Has the cycling boom turned to gloom?
The bicycle industry, like many others is currently in the middle of an ongoing global supply crisis as everyone is aware. This crisis has caused widespread material shortages and production problems for many brands. The root causes of this problem are varied, but reasons given by many suppliers include transport material cost, material shortages, COVID restrictions which are ongoing in some parts of the World and the war in Ukraine driving fuel costs up.
Not everyone in the industry has benefitted from the COVID cycling boom.
Small businesses and customers have been hit the hardest by this crisis, what stock there is has been snapped up by the bigger outfits with more buying power. Despite the boom some shops closed down, not through lack of demand, but the lack of available stock.
Unlike many industries the cycle trade has certainly seen a boom during the pandemic, with sales of new bikes increasing dramatically, however it’s beginning to feel like that may be over.
At the same time with the increase in new bikes sales seen in 2020 and the cancellation of pretty much the entire sporting year, the demand for repairs seemed to fall, certainly they did for us at the higher end – enduro/downhill bikes weren’t being prepped for race time, those owners were buying hybrids for some exercise closer to home.
A similar story was told by many of our trade partners, wheel builds and shock services were replaced by puncture repairs on recently furloughed customers keen to get a bit of lockdown relief/exercise.

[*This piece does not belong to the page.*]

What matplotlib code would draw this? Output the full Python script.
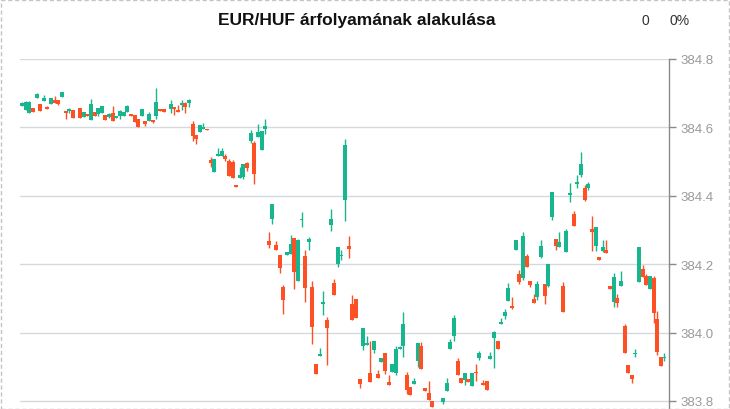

On the one hand you could think, “the new bike boom can only be a good thing for repairs, all those new bikes in circulation will need fixing at some point”. Whilst those new bikes will obviously need repairing, the lack of parts has caused more problems downstream.
As things stand many suppliers are still quoting well into 2023 before certain lines are re-stocked.
How long will it last?
It is unclear when the situation will stabilise, but it is expected that the bicycle industry will see a significant decline in demand within the next year. This decline is likely to be exacerbated by the rising cost of living, which will make it increasingly difficult for people to afford new bicycles, perhaps even to repair their own bikes or to travel to trail centres at the weekend.
“The current situation is unprecedented and very challenging for the whole bicycle industry,” said Stefan Wolfram, CEO of Canyon Bicycles. “We are all working hard to find solutions and get through this together.”
Claire Fleischer, CEO of Bosch e-bikes, said in September 2021 that they “have had a hard time since last year to handle the shortages” and that they “expect these to increase even more in the next 12 to 18 months”.
“We are seeing a significant decline in demand for bicycles,” said John Burke, CEO of Trek Bicycles. “This is due to a number of factors, including the covid pandemic and the resulting economic recession. We expect that this decline will continue in the short term, but we are hopeful that it will stabilise in the longer term.”
Issues with shipping container availability and cost has meant that the cost of shipping has increase almost 10 fold since 2019 and exports out of Shanghai are down 20-30% since the start of their most recent lockdown. This means the sub RRP prices we cyclists have become accustomed to are becoming harder to find.
The current situation is clearly unsustainable but I think the demand for cycling will remain long after these challenging times have passed. My prediction is that the hardest hit in the industry will be bike manufacturers and larger retail/repair outlets with larger overheads and whom are more reliant on retail sales.
All those new bikes from the 2020-2021 boom will still need repairing. The smaller independent outlets, with the support of their loyal customers and their lower overheads, may just rise from the ashes if they can source the consumables they need to keep things moving. Moreover as the cost of living increases some may choose cycling as their mode of transportation meaning more opportunity for some within the trade.